In Ireland, major reforms like Project Maths have aimed to increase the students’ ability to apply their mathematical knowledge to reallife situations. Currently, the international PISA mathematics test results place Ireland above the OECD average. However, Ireland continues to lag behind the OECD average in the percentage of students at the higher levels of PISA performance and markedly in problem solving. This points to the need for further progress in nurturing creativity along with mathematical proficiency. Indeed, the government’s first Action Plan, launched in March 2016, aims at increasing the proportion of students achieving PISA Mathematics level 5 or above from the current 11% to above the OECD average (currently 13%) by 2025. With only 7% of the total learning time in secondary schools dedicated to Mathematics, (the smallest percentage in Europe), this is a difficult task. Highly competent, highly motivated teachers are needed to achieve this goal.
Aims
Across Ireland there are teachers rising to the challenges of their profession: adapting to major changes in the curriculum, helping all students to reach their potential, perfecting their mastery of the subject, motivating and inspiring pupils, contributing to the educational community.The purpose of the Awards for Irish Teachers of Mathematics is to help showcase the work of such teachers, to help share their strategies for improving the students’ enjoyment and understanding of Mathematics, and to reward an outstanding teacher each year.
Student Survey
In a recent survey by IMT, more than 2,000 secondary school students from across the Republic of Ireland identified those factors which can motivate them to achieve in Mathematics.

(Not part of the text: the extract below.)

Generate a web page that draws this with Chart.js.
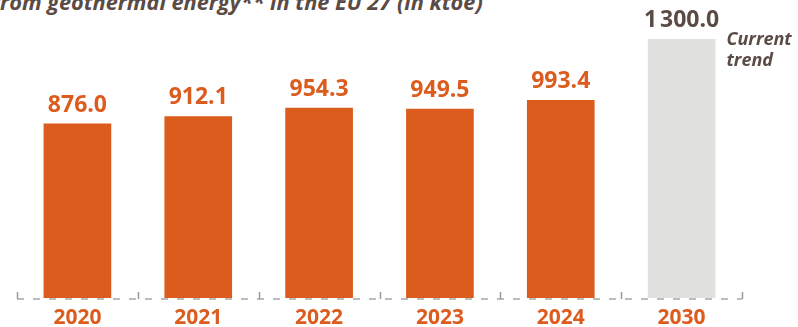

79% credited teachers with a good mastery of the subject.

Working with peers who like and understand Mathematics was chosen by 58% of participants, and an equal percent favoured dedicating more time to applications of Mathematics in real life.

More school time dedicated to creative problem solving was deemed necessary by 54% of respondents.

41% required understanding as to why the formulas taught in school are true, and an equal number quoted online resources as beneficial;

36% thought more time allocated to Mathematics in primary and secondary schools overall would be beneficial.

29% were motivated by special events like Mathematics competitions or festivals.